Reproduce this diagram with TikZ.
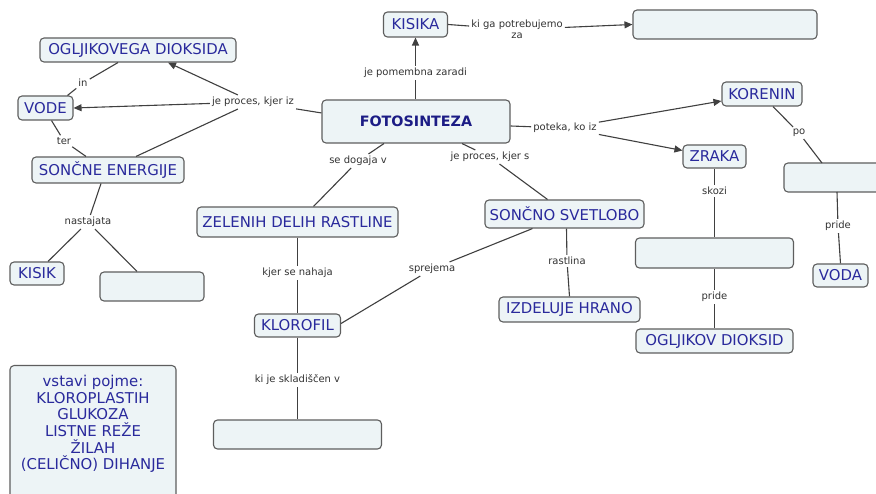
\documentclass[tikz,border=0pt]{standalone}
\usepackage{fontspec}
\setmainfont{DejaVu Sans}
\usetikzlibrary{arrows.meta}
\definecolor{boxfill}{HTML}{EDF4F6}
\definecolor{boxdraw}{HTML}{5E5E5E}
\definecolor{boxtext}{HTML}{2A2A9C}
\definecolor{headtext}{HTML}{1C1C85}
\definecolor{linktext}{HTML}{333333}
\definecolor{linkline}{HTML}{404040}
\tikzset{
  concept/.style={draw=boxdraw, line width=1.1pt, fill=boxfill, rounded corners=4pt,
    text=boxtext, font=\fontsize{14.9}{16.7}\selectfont, inner sep=0pt, align=center},
  lbl/.style={text=linktext, font=\fontsize{10}{10.8}\selectfont, inner sep=2pt, align=center},
  conn/.style={draw=linkline, line width=1.1pt},
  arr/.style={conn, -{Triangle[length=8pt,width=7pt]}},
}
\begin{document}
\begin{tikzpicture}[x=1pt,y=-1pt]
\useasboundingbox (0,0) rectangle (876,494);
\fill[white] (0,0) rectangle (876,494);
\clip (0,0) rectangle (876,494);

% concepts
\node[concept, minimum width=188, minimum height=43, font=\fontsize{14.3}{16}\selectfont\bfseries, text=headtext] (fot) at (416,121.5) {FOTOSINTEZA};
\node[concept, minimum width=64, minimum height=25] (kisika) at (415.5,24.5) {KISIKA};
\node[concept, minimum width=184, minimum height=29] (blankA) at (725,24.5) {};
\node[concept, minimum width=196, minimum height=24] (og) at (138,50) {OGLJIKOVEGA DIOKSIDA};
\node[concept, minimum width=55, minimum height=24] (vode) at (45.5,108) {VODE};
\node[concept, minimum width=152, minimum height=26] (sen) at (108,170) {SONČNE ENERGIJE};
\node[concept, minimum width=80, minimum height=24] (kor) at (762,94) {KORENIN};
\node[concept, minimum width=63, minimum height=23] (zr) at (714.5,156.5) {ZRAKA};
\node[concept, minimum width=120, minimum height=29] (blankB) at (844,177.5) {};
\node[concept, minimum width=201, minimum height=30] (zel) at (297.5,222) {ZELENIH DELIH RASTLINE};
\node[concept, minimum width=159, minimum height=28] (ssv) at (564.5,214) {SONČNO SVETLOBO};
\node[concept, minimum width=158, minimum height=30] (blankC) at (714.5,253) {};
\node[concept, minimum width=54, minimum height=23] (kisik) at (37,273.5) {KISIK};
\node[concept, minimum width=104, minimum height=29] (blankD) at (152,286.5) {};
\node[concept, minimum width=86, minimum height=23] (klo) at (297.5,325.5) {KLOROFIL};
\node[concept, minimum width=141, minimum height=25] (izh) at (569.5,309.5) {IZDELUJE HRANO};
\node[concept, minimum width=55, minimum height=23] (voda) at (840.5,275.5) {VODA};
\node[concept, minimum width=157, minimum height=24] (ogd) at (714.5,341) {OGLJIKOV DIOKSID};
\node[concept, minimum width=168, minimum height=29] (blankE) at (297.5,434.5) {};
\node[concept, minimum width=166, minimum height=150, anchor=north] (legend) at (93,365) {};
\node[text=boxtext, font=\fontsize{14.9}{16.7}\selectfont, align=center, inner sep=0pt] (legendtxt) at (93,424) {vstavi pojme:\\KLOROPLASTIH\\GLUKOZA\\LISTNE REŽE\\ŽILAH\\(CELIČNO) DIHANJE};

% link labels
\node[lbl] (l1) at (415.5,73) {je pomembna zaradi};
\node[lbl] (l2) at (517,29.5) {ki ga potrebujemo\\za};
\node[lbl] (l3) at (253,102) {je proces, kjer iz};
\node[lbl] (l4) at (83,83) {in};
\node[lbl] (l5) at (64,141) {ter};
\node[lbl] (l6) at (88,222) {nastajata};
\node[lbl] (l7) at (358,161) {se dogaja v};
\node[lbl] (l8) at (490,157) {je proces, kjer s};
\node[lbl] (l9) at (565,128) {poteka, ko iz};
\node[lbl] (l10) at (799,133) {po};
\node[lbl] (l11) at (714.5,191) {skozi};
\node[lbl] (l12) at (838,226) {pride};
\node[lbl] (l13) at (714.5,297) {pride};
\node[lbl] (l14) at (297.5,273) {kjer se nahaja};
\node[lbl] (l15) at (297.5,380) {ki je skladiščen v};
\node[lbl] (l16) at (432,269) {sprejema};
\node[lbl] (l17) at (567,261) {rastlina};

% connectors
\draw[conn] (fot.north -| l1) -- (l1);
\draw[arr] (l1) -- (kisika.south);
\draw[conn] (kisika.east) -- (l2);
\draw[arr] (l2) -- (blankA.west);

\draw[conn] ([yshift=-13.5pt]fot.north west) -- (l3);
\draw[arr] (l3) -- ([xshift=30pt]og.south);
\draw[arr] (l3) -- (vode.east);
\draw[conn] (l3) -- ([xshift=28pt]sen.north);

\draw[conn] ([xshift=-20pt]og.south) -- (l4);
\draw[conn] (l4) -- ([xshift=22pt]vode.north);
\draw[conn] ([xshift=6pt]vode.south) -- (l5);
\draw[conn] (l5) -- ([xshift=-22pt]sen.north);
\draw[conn] ([xshift=-7pt]sen.south) -- (l6);
\draw[conn] (l6) -- ([xshift=11pt]kisik.north);
\draw[conn] (l6) -- ([xshift=-15pt]blankD.north);

\draw[conn] ([xshift=-32pt]fot.south) -- (l7);
\draw[conn] (l7) -- ([xshift=16pt]zel.north);
\draw[conn] ([xshift=46pt]fot.south) -- (l8);
\draw[conn] (l8) -- ([xshift=-17pt]ssv.north);

\draw[conn] ([yshift=-4.5pt]fot.east) -- (l9);
\draw[arr] (l9) -- ([yshift=-7pt]kor.west);
\draw[arr] (l9) -- ([yshift=6pt]zr.west);

\draw[conn] ([xshift=11pt]kor.south) -- (l10);
\draw[conn] (l10) -- (822,163);
\draw[conn] (zr.south) -- (l11);
\draw[conn] (l11) -- (blankC.north);
\draw[conn] (837,192) -- (l12);
\draw[conn] (l12) -- (voda.north);
\draw[conn] (blankC.south) -- (l13);
\draw[conn] (l13) -- (ogd.north);

\draw[conn] (zel.south) -- (l14);
\draw[conn] (l14) -- (klo.north);
\draw[conn] (klo.south) -- (l15);
\draw[conn] (l15) -- (blankE.north);
\draw[conn] ([xshift=-32pt]ssv.south) -- (l16);
\draw[conn] (l16) -- ([yshift=2pt]klo.east);
\draw[conn] ([xshift=2pt]ssv.south) -- (l17);
\draw[conn] (l17) -- (izh.north);
\end{tikzpicture}
\end{document}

··········

> Exercise instructions
Copy all the lines of data exactly as they appear, dropping any images.

> Exercise solution
Reproduce this diagram with TikZ.
\documentclass[tikz,border=0pt]{standalone}
\usepackage{fontspec}
\setmainfont{DejaVu Sans}
\usetikzlibrary{arrows.meta}
\definecolor{boxfill}{HTML}{EDF4F6}
\definecolor{boxdraw}{HTML}{5E5E5E}
\definecolor{boxtext}{HTML}{2A2A9C}
\definecolor{headtext}{HTML}{1C1C85}
\definecolor{linktext}{HTML}{333333}
\definecolor{linkline}{HTML}{404040}
\tikzset{
  concept/.style={draw=boxdraw, line width=1.1pt, fill=boxfill, rounded corners=4pt,
    text=boxtext, font=\fontsize{14.9}{16.7}\selectfont, inner sep=0pt, align=center},
  lbl/.style={text=linktext, font=\fontsize{10}{10.8}\selectfont, inner sep=2pt, align=center},
  conn/.style={draw=linkline, line width=1.1pt},
  arr/.style={conn, -{Triangle[length=8pt,width=7pt]}},
}
\begin{document}
\begin{tikzpicture}[x=1pt,y=-1pt]
\useasboundingbox (0,0) rectangle (876,494);
\fill[white] (0,0) rectangle (876,494);
\clip (0,0) rectangle (876,494);

% concepts
\node[concept, minimum width=188, minimum height=43, font=\fontsize{14.3}{16}\selectfont\bfseries, text=headtext] (fot) at (416,121.5) {FOTOSINTEZA};
\node[concept, minimum width=64, minimum height=25] (kisika) at (415.5,24.5) {KISIKA};
\node[concept, minimum width=184, minimum height=29] (blankA) at (725,24.5) {};
\node[concept, minimum width=196, minimum height=24] (og) at (138,50) {OGLJIKOVEGA DIOKSIDA};
\node[concept, minimum width=55, minimum height=24] (vode) at (45.5,108) {VODE};
\node[concept, minimum width=152, minimum height=26] (sen) at (108,170) {SONČNE ENERGIJE};
\node[concept, minimum width=80, minimum height=24] (kor) at (762,94) {KORENIN};
\node[concept, minimum width=63, minimum height=23] (zr) at (714.5,156.5) {ZRAKA};
\node[concept, minimum width=120, minimum height=29] (blankB) at (844,177.5) {};
\node[concept, minimum width=201, minimum height=30] (zel) at (297.5,222) {ZELENIH DELIH RASTLINE};
\node[concept, minimum width=159, minimum height=28] (ssv) at (564.5,214) {SONČNO SVETLOBO};
\node[concept, minimum width=158, minimum height=30] (blankC) at (714.5,253) {};
\node[concept, minimum width=54, minimum height=23] (kisik) at (37,273.5) {KISIK};
\node[concept, minimum width=104, minimum height=29] (blankD) at (152,286.5) {};
\node[concept, minimum width=86, minimum height=23] (klo) at (297.5,325.5) {KLOROFIL};
\node[concept, minimum width=141, minimum height=25] (izh) at (569.5,309.5) {IZDELUJE HRANO};
\node[concept, minimum width=55, minimum height=23] (voda) at (840.5,275.5) {VODA};
\node[concept, minimum width=157, minimum height=24] (ogd) at (714.5,341) {OGLJIKOV DIOKSID};
\node[concept, minimum width=168, minimum height=29] (blankE) at (297.5,434.5) {};
\node[concept, minimum width=166, minimum height=150, anchor=north] (legend) at (93,365) {};
\node[text=boxtext, font=\fontsize{14.9}{16.7}\selectfont, align=center, inner sep=0pt] (legendtxt) at (93,424) {vstavi pojme:\\KLOROPLASTIH\\GLUKOZA\\LISTNE REŽE\\ŽILAH\\(CELIČNO) DIHANJE};

% link labels
\node[lbl] (l1) at (415.5,73) {je pomembna zaradi};
\node[lbl] (l2) at (517,29.5) {ki ga potrebujemo\\za};
\node[lbl] (l3) at (253,102) {je proces, kjer iz};
\node[lbl] (l4) at (83,83) {in};
\node[lbl] (l5) at (64,141) {ter};
\node[lbl] (l6) at (88,222) {nastajata};
\node[lbl] (l7) at (358,161) {se dogaja v};
\node[lbl] (l8) at (490,157) {je proces, kjer s};
\node[lbl] (l9) at (565,128) {poteka, ko iz};
\node[lbl] (l10) at (799,133) {po};
\node[lbl] (l11) at (714.5,191) {skozi};
\node[lbl] (l12) at (838,226) {pride};
\node[lbl] (l13) at (714.5,297) {pride};
\node[lbl] (l14) at (297.5,273) {kjer se nahaja};
\node[lbl] (l15) at (297.5,380) {ki je skladiščen v};
\node[lbl] (l16) at (432,269) {sprejema};
\node[lbl] (l17) at (567,261) {rastlina};

% connectors
\draw[conn] (fot.north -| l1) -- (l1);
\draw[arr] (l1) -- (kisika.south);
\draw[conn] (kisika.east) -- (l2);
\draw[arr] (l2) -- (blankA.west);

\draw[conn] ([yshift=-13.5pt]fot.north west) -- (l3);
\draw[arr] (l3) -- ([xshift=30pt]og.south);
\draw[arr] (l3) -- (vode.east);
\draw[conn] (l3) -- ([xshift=28pt]sen.north);

\draw[conn] ([xshift=-20pt]og.south) -- (l4);
\draw[conn] (l4) -- ([xshift=22pt]vode.north);
\draw[conn] ([xshift=6pt]vode.south) -- (l5);
\draw[conn] (l5) -- ([xshift=-22pt]sen.north);
\draw[conn] ([xshift=-7pt]sen.south) -- (l6);
\draw[conn] (l6) -- ([xshift=11pt]kisik.north);
\draw[conn] (l6) -- ([xshift=-15pt]blankD.north);

\draw[conn] ([xshift=-32pt]fot.south) -- (l7);
\draw[conn] (l7) -- ([xshift=16pt]zel.north);
\draw[conn] ([xshift=46pt]fot.south) -- (l8);
\draw[conn] (l8) -- ([xshift=-17pt]ssv.north);

\draw[conn] ([yshift=-4.5pt]fot.east) -- (l9);
\draw[arr] (l9) -- ([yshift=-7pt]kor.west);
\draw[arr] (l9) -- ([yshift=6pt]zr.west);

\draw[conn] ([xshift=11pt]kor.south) -- (l10);
\draw[conn] (l10) -- (822,163);
\draw[conn] (zr.south) -- (l11);
\draw[conn] (l11) -- (blankC.north);
\draw[conn] (837,192) -- (l12);
\draw[conn] (l12) -- (voda.north);
\draw[conn] (blankC.south) -- (l13);
\draw[conn] (l13) -- (ogd.north);

\draw[conn] (zel.south) -- (l14);
\draw[conn] (l14) -- (klo.north);
\draw[conn] (klo.south) -- (l15);
\draw[conn] (l15) -- (blankE.north);
\draw[conn] ([xshift=-32pt]ssv.south) -- (l16);
\draw[conn] (l16) -- ([yshift=2pt]klo.east);
\draw[conn] ([xshift=2pt]ssv.south) -- (l17);
\draw[conn] (l17) -- (izh.north);
\end{tikzpicture}
\end{document}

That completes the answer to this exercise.